Highest Interest Rate to Lowest Interest Rate
On the other hand, financial gurus argue that the most effective way to pay off debt is by paying the debt with the highest interest rate first, no matter how large or small that debt is. By paying off the debt with the highest interest rate, you are freeing yourself of a debt that takes more and more of your hard earned money simply for interest, rather than principal.
Recently, the April edition of Kiplinger’s included an essay by Robert Frick, senior editor at Kiplinger’s. He argues that we should pay off our cards based on the highest interest rate, but we don’t because “our brains aren’t adept at quickly calculating” the financial implications of paying the debt with the lowest balance first.
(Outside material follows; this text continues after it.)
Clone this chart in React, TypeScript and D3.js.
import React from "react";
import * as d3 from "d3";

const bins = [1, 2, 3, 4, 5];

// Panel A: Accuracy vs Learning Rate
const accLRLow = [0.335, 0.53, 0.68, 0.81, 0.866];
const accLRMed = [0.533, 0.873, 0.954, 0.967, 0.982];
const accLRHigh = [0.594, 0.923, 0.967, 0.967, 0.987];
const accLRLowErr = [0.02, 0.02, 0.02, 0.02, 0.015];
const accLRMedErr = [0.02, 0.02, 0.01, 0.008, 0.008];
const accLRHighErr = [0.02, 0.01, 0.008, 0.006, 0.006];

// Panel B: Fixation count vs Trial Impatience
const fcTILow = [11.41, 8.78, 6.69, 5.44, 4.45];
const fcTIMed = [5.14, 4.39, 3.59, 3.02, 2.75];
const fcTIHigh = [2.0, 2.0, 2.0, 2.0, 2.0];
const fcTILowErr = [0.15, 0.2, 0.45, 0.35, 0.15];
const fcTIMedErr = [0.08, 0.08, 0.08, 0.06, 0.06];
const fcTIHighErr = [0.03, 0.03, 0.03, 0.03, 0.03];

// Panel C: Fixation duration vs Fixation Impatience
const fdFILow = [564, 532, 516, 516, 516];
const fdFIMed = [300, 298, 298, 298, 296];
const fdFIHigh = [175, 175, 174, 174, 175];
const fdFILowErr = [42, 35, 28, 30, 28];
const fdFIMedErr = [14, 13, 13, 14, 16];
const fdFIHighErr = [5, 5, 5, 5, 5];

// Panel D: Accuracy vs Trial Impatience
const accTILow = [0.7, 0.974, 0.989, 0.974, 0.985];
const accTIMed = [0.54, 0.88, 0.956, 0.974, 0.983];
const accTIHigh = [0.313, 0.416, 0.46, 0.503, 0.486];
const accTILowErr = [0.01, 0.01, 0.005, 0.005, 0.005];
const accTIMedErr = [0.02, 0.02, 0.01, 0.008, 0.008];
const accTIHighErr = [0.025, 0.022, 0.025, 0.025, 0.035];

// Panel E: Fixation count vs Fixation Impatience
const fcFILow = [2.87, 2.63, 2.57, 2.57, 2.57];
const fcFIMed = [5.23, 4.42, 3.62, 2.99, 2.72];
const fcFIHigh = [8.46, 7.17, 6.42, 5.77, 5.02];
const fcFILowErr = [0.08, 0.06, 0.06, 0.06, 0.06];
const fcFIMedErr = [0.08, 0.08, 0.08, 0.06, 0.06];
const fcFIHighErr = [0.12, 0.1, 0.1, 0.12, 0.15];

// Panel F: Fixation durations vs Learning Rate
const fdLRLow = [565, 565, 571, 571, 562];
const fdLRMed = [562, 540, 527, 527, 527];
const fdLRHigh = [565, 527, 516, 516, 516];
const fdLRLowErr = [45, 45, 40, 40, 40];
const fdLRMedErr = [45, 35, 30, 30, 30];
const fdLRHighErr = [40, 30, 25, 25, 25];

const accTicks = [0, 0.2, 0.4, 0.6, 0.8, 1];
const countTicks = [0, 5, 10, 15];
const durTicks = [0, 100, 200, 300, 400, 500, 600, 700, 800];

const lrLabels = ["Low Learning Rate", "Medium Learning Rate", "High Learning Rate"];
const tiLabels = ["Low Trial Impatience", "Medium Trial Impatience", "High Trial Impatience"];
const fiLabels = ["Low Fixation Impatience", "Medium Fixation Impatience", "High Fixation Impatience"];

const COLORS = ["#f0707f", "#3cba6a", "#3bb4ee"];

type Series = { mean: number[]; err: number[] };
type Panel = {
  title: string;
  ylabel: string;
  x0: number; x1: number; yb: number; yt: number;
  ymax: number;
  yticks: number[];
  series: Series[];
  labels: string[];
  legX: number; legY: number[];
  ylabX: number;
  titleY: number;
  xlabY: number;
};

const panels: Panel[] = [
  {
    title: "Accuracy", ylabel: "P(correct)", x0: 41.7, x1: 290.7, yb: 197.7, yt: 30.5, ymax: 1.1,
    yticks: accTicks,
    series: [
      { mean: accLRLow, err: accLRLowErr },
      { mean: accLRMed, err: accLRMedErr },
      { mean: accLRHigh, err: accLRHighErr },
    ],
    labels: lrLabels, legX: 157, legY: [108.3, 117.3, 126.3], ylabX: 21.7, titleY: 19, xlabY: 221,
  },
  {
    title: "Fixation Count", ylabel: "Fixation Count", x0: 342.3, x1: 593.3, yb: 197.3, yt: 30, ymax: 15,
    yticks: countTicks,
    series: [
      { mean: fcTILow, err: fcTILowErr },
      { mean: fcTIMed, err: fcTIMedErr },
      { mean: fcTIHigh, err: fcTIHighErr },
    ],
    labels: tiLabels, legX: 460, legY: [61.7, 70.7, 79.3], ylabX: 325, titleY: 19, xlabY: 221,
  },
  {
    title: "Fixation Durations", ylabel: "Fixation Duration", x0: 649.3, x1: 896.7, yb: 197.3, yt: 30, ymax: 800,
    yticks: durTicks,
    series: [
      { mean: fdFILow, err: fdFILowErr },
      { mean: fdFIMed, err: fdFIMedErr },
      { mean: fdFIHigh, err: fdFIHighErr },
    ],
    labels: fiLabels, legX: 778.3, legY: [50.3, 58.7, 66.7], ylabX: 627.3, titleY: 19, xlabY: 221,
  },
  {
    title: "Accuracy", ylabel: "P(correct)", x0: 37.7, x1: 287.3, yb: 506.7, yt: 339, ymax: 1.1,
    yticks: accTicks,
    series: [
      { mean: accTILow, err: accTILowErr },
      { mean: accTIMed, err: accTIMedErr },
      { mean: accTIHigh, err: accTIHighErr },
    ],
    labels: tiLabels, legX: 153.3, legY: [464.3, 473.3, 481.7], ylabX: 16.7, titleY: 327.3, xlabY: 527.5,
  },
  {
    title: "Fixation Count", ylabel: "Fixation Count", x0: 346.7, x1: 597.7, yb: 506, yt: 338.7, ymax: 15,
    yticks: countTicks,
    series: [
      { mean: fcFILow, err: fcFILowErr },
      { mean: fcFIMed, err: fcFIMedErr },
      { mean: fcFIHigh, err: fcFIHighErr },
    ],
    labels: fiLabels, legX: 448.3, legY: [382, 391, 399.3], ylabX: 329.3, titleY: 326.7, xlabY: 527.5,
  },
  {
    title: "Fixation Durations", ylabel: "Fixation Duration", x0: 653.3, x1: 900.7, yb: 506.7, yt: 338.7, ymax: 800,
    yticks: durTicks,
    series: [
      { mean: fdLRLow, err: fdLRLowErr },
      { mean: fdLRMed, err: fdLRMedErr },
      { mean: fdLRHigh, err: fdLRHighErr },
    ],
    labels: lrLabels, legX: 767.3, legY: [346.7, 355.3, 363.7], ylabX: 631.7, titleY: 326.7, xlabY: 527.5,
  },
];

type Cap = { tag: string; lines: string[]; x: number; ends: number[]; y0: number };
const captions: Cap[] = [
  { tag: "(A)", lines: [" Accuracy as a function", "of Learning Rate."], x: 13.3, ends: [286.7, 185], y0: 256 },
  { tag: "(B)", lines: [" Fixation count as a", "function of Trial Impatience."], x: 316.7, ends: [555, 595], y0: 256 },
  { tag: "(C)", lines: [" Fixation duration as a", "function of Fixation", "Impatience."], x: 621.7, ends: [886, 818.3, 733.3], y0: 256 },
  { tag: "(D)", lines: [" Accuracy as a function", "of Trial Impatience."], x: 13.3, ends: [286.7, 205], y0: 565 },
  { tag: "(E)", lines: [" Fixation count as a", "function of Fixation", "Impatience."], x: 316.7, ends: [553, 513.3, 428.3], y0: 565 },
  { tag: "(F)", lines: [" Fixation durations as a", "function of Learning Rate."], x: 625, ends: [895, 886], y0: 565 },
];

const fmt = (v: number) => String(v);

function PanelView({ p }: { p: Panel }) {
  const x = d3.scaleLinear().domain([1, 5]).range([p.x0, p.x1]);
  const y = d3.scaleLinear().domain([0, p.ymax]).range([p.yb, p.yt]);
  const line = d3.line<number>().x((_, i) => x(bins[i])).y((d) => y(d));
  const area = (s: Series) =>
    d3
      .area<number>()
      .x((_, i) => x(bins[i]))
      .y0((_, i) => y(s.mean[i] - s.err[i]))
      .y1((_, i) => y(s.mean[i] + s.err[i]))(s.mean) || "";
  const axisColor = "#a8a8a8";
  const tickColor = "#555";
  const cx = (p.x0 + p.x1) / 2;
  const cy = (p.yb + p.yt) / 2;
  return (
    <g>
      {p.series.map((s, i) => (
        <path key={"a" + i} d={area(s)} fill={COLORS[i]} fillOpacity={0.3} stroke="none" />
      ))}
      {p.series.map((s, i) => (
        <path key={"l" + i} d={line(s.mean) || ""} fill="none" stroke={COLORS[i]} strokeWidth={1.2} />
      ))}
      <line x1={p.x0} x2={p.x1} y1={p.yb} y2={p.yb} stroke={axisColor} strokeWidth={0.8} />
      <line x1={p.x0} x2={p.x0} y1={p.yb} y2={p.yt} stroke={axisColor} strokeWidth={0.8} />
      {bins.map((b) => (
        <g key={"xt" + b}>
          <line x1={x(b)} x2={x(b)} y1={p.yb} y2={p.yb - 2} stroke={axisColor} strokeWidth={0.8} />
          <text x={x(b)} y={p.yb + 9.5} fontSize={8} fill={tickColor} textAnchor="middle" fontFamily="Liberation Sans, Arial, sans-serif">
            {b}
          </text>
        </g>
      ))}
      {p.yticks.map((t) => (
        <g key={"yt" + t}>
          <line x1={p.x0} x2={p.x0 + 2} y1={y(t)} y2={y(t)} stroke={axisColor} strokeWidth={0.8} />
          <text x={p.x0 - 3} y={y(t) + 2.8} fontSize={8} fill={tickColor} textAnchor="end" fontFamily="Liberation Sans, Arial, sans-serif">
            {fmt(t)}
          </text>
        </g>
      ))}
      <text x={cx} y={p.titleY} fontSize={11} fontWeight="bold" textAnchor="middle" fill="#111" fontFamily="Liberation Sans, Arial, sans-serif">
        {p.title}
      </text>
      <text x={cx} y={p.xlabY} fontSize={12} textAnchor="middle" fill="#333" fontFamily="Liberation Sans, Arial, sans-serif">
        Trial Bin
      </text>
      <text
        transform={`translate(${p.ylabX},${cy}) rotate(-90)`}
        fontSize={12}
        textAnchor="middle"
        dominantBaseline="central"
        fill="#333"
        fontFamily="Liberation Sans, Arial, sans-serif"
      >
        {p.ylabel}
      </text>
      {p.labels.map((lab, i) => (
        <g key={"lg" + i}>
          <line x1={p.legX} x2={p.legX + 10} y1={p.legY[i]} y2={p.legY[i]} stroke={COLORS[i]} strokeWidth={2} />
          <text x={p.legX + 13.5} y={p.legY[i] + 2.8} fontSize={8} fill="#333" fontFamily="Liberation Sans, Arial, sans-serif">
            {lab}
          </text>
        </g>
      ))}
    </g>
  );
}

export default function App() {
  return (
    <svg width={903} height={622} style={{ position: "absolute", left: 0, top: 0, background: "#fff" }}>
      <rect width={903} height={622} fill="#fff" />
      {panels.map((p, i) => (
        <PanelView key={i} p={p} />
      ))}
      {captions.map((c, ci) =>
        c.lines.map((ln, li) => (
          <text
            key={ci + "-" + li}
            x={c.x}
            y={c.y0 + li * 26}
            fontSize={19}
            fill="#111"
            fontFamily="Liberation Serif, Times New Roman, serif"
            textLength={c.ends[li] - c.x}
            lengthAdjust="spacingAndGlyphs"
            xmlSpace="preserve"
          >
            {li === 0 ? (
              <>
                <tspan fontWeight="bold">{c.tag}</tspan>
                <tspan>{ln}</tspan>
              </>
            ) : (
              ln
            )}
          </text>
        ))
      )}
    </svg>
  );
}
He explains, “Think of $10,000 in credit card debt with an interest rate at the national average of 14.9%. You want to pay off that debt aggressively, so you figure you’ll pay 4% of the balance,or $400, on the card each month. Quick, how long will it take to pay it off? You may think, Twenty-five monthly payments would be $10,000 then add in some interest. The debt will disappear in a couple of years. In fact, you’ll be paying for 31 months and will rack up more than $2,400 in interest.”
Pick a Plan and Stick with It
Both parties make compelling points, but the argument reminds me a lot of weight loss. One person may advocate a low-carb diet while another may advocate a structured diet plan like Weight Watchers. Actually, if you stick to your weight loss plan, either plan will give you results because the bottom line is that you are consuming less than you previously did because you are following a plan.
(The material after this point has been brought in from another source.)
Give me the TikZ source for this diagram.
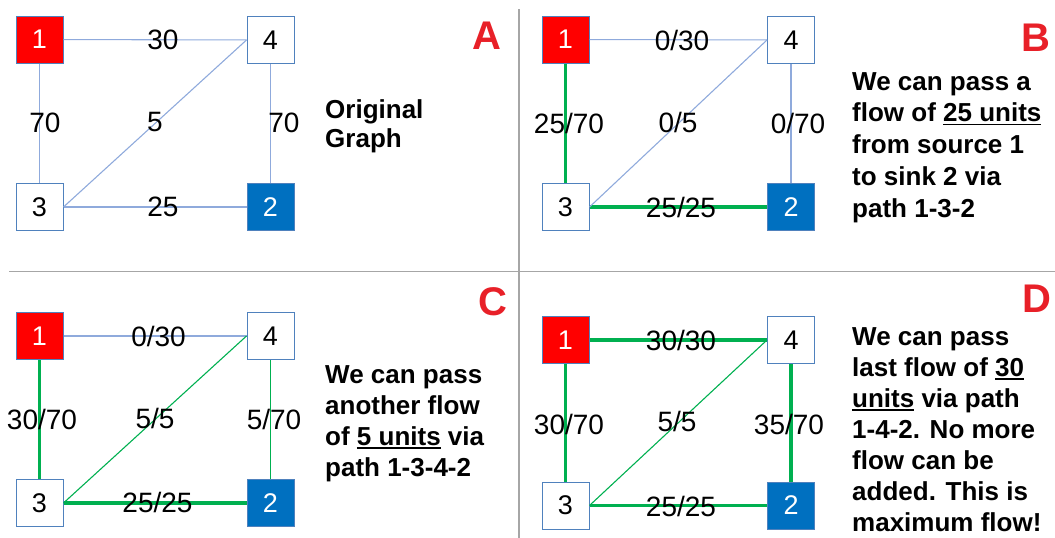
\documentclass[tikz,border=0pt]{standalone}
\usepackage{fontspec}
\setmainfont{Liberation Sans}
\definecolor{srcred}{RGB}{255,0,0}
\definecolor{snkblue}{RGB}{0,112,192}
\definecolor{boxblue}{RGB}{79,129,189}
\definecolor{edgeblue}{RGB}{143,170,220}
\definecolor{flowgreen}{RGB}{0,176,80}
\definecolor{lettred}{RGB}{232,32,40}
\definecolor{divgray}{RGB}{166,166,166}
\newsavebox\ulbox
\newcommand\myul[1]{\sbox\ulbox{#1}\rlap{\rule[-3.6pt]{\wd\ulbox}{1.8pt}}\usebox\ulbox}
\tikzset{
  vbox/.style={draw=boxblue, line width=1pt, minimum width=47pt, minimum height=47pt, inner sep=0pt, fill=white, font=\fontsize{27}{32}\selectfont},
  srcbox/.style={vbox, fill=srcred, text=white},
  snkbox/.style={vbox, fill=snkblue, text=white},
  elab/.style={inner sep=0pt, font=\fontsize{28}{33}\selectfont},
  ethin/.style={draw=edgeblue, line width=1.1pt},
  egthin/.style={draw=flowgreen, line width=1.1pt},
  egthick/.style={draw=flowgreen, line width=3.6pt},
  desc/.style={inner sep=0pt, anchor=north west, align=left, font=\bfseries\fontsize{26}{31}\selectfont},
  panel/.style={inner sep=0pt, text=lettred, font=\bfseries\fontsize{40}{48}\selectfont},
  divider/.style={draw=divgray, line width=1.5pt}
}
\begin{document}
\begin{tikzpicture}[x=1pt,y=-1pt]
\useasboundingbox (0,0) rectangle (1055,538);
% dividers
\coordinate (vt) at (519,9);
\coordinate (vb) at (519,538);
\coordinate (hl) at (9,271.5);
\coordinate (hr) at (1055,271.5);
\draw[divider] (vt) -- (vb);
\draw[divider] (hl) -- (hr);

% ---------------- Panel A ----------------
\node[srcbox] (a1) at (39.5,39.5) {1};
\node[vbox]   (a4) at (270.5,40) {4};
\node[vbox]   (a3) at (39.5,207) {3};
\node[snkbox] (a2) at (270.5,207) {2};
\draw[ethin] (a1) -- (a4);
\draw[ethin] (a1) -- (a3);
\draw[ethin] (a4) -- (a2);
\draw[ethin] (a3) -- (a2);
\draw[ethin] (a3.east) -- (a4.west);
\node[elab] (la14) at (163,40) {30};
\node[elab] (la13) at (45,123) {70};
\node[elab] (la34) at (155,122) {5};
\node[elab] (la42) at (284,123) {70};
\node[elab] (la32) at (163,207) {25};
\node[desc, font=\bfseries\fontsize{26}{29}\selectfont] (ta) at (325,99) {Original\\Graph};
\node[panel] (pa) at (487,36) {A};

% ---------------- Panel B ----------------
\node[srcbox] (b1) at (565.5,39.5) {1};
\node[vbox]   (b4) at (791,40) {4};
\node[vbox]   (b3) at (565.5,207) {3};
\node[snkbox] (b2) at (791,207) {2};
\draw[ethin] (b1) -- (b4);
\draw[egthick] (b1) -- (b3);
\draw[ethin] (b4) -- (b2);
\draw[egthick] (b3) -- (b2);
\draw[ethin] (b3.east) -- (b4.west);
\node[elab] (lb14) at (682,40) {0/30};
\node[elab] (lb13) at (569,123) {25/70};
\node[elab] (lb34) at (678,122) {0/5};
\node[elab] (lb42) at (798,123) {0/70};
\node[elab] (lb32) at (681,207) {25/25};
\node[desc, font=\bfseries\fontsize{26}{31.8}\selectfont] (tb) at (852,72) {We can pass a\\flow of \myul{25 units}\\from source 1\\to sink 2 via\\path 1-3-2};
\node[panel] (pb) at (1036,38) {B};

% ---------------- Panel C ----------------
\node[srcbox] (c1) at (39.5,336) {1};
\node[vbox]   (c4) at (270.5,336) {4};
\node[vbox]   (c3) at (39.5,503) {3};
\node[snkbox] (c2) at (270.5,503) {2};
\draw[ethin] (c1) -- (c4);
\draw[egthick] (c1) -- (c3);
\draw[egthin] (c4) -- (c2);
\draw[egthick] (c3) -- (c2);
\draw[egthin] (c3.east) -- (c4.west);
\node[elab] (lc14) at (158.5,336) {0/30};
\node[elab] (lc13) at (42,419) {30/70};
\node[elab] (lc34) at (155,418) {5/5};
\node[elab] (lc42) at (274,419) {5/70};
\node[elab] (lc32) at (157.5,502) {25/25};
\node[desc] (tc) at (325,365) {We can pass\\another flow\\of \myul{5 units} via\\path 1-3-4-2};
\node[panel] (pc) at (493,302) {C};

% ---------------- Panel D ----------------
\node[srcbox] (d1) at (565.5,340) {1};
\node[vbox]   (d4) at (791,340) {4};
\node[vbox]   (d3) at (565.5,505.5) {3};
\node[snkbox] (d2) at (791,505.5) {2};
\draw[egthick] (d1) -- (d4);
\draw[egthick] (d1) -- (d3);
\draw[egthick] (d4) -- (d2);
\draw[egthick] (d3) -- (d2);
\draw[egthin] (d3.east) -- (d4.west);
\node[elab] (ld14) at (681,340) {30/30};
\node[elab] (ld13) at (569,424) {30/70};
\node[elab] (ld34) at (677,421) {5/5};
\node[elab] (ld42) at (789,424) {35/70};
\node[elab] (ld32) at (681,506) {25/25};
\node[desc] (td) at (852,327) {We can pass\\last flow of \myul{30}\\\myul{units} via path\\1-4-2. No more\\flow can be\\added. This is\\maximum flow!};
\node[panel] (pd) at (1037,299) {D};
\end{tikzpicture}
\end{document}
Don’t struggle with which debt repayment plan is better—paying off the lowest debt first or paying off the highest interest rate first. The important decision here is to decide to pay off debt and make a plan for how you will tackle that debt.
My husband and I are taking a hybrid approach. We are paying down our debt first by category. Our priority is to first pay off all credit card debt before moving on to student loan debt, even though my student loan has a lower overall balance than one of our credit cards. We have been paying down the credit cards based on Dave Ramsey’s suggestion of paying down the lowest cards first. Doing this gave us an immediate shot of energy when we paid off the credit card with the lowest balance in the first month of becoming gazelle intense. Yet, following this method, we are saving the largest credit card, which is also the credit card with the highest interest rate, for last. Are we paying more in interest? Yes, but I stay motivated by seeing debt disappear.
When paying down debt, determine which strategy works best for you and then stick with the plan. Don’t concern yourself with how much interest you are paying, unless that motivates you to pay down debt more quickly. Instead, just focus on how you can pay down the debt, in the order that works for you, as fast as possible.